RayfordSteele, Mar 14 2004

       The idea is to get good at setting up an extraterrestrial base while we're only 3 days away from home before we try it 7 months away. That bit makes sense, but using the moon as a launch base toward Mars makes no sense at all.   

       I think it's worth noting that, if the restrictions O'Keefe has placed on future shuttle missions had always been required, the early shuttle missions could never have flown. Even the missions that brought up the components of the ISS could not have flown.
waugsqueke, Mar 14 2004

       I know this is off topic, but since it got brought up: [waugsqueke], using the moon as a jump-off point to get to Mars is an excellent idea... if for no other reason that you need 1/6 the fuel to get out of the moon's gravity.
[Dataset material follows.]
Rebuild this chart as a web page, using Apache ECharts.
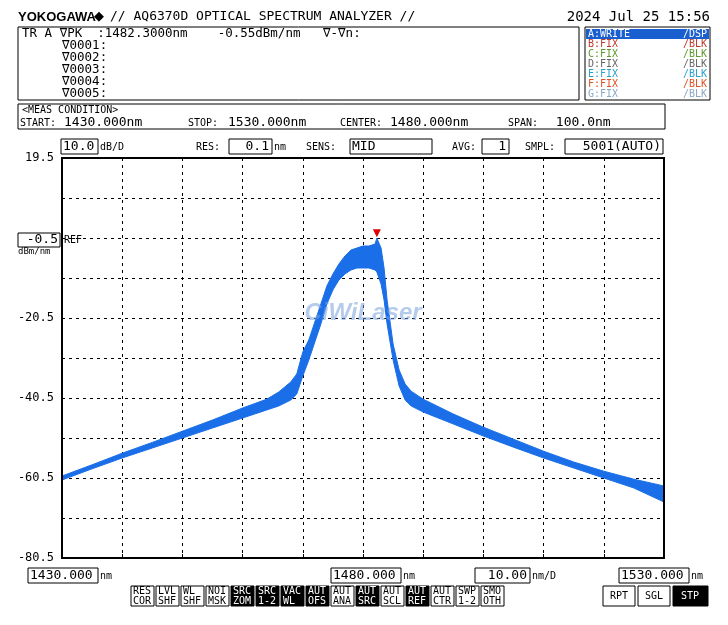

That would be the point, as the vehicle would also need to carry with it enough fuel to launch off of Mars. Granted, you could just launch to Mars from orbit, but having a base on a solid surface involves fewer variables. [Madcat], ion engines are fine, but they produce such little thrust that it might be years or decades before the orbit would be adjusted. The only thing ion engines are good for are long term projects, because of the *speed* of the thrust (so-called 'nozzle velocity' or somthing... in this case a factor of 10 over conventional thrusters, if I recall correctly), which allows for a greater final speed of the vehicle. We don't need thrust speed in this case, just total thrust.   

       In general, most of all this cr@p with the shuttle is just that: cr@p. If the space program got shut down in the 60s every time something went wrong, we still wouldn't have made it to the moon. I'm not sure if it's the media's fault, or the public's fault, or for that matter, the government's fault, but space travel is not safe. It never will be safe: and astronauts know that. Everyone else needs to get over it and move on if we are to have any sort of progress.   

       Besides, we should have re-engineered the shuttle fleet a decade ago... the shuttle technology is nearly the same as it was TWENTY-FIVE YEARS AGO! Please, we should have come up with something better by now.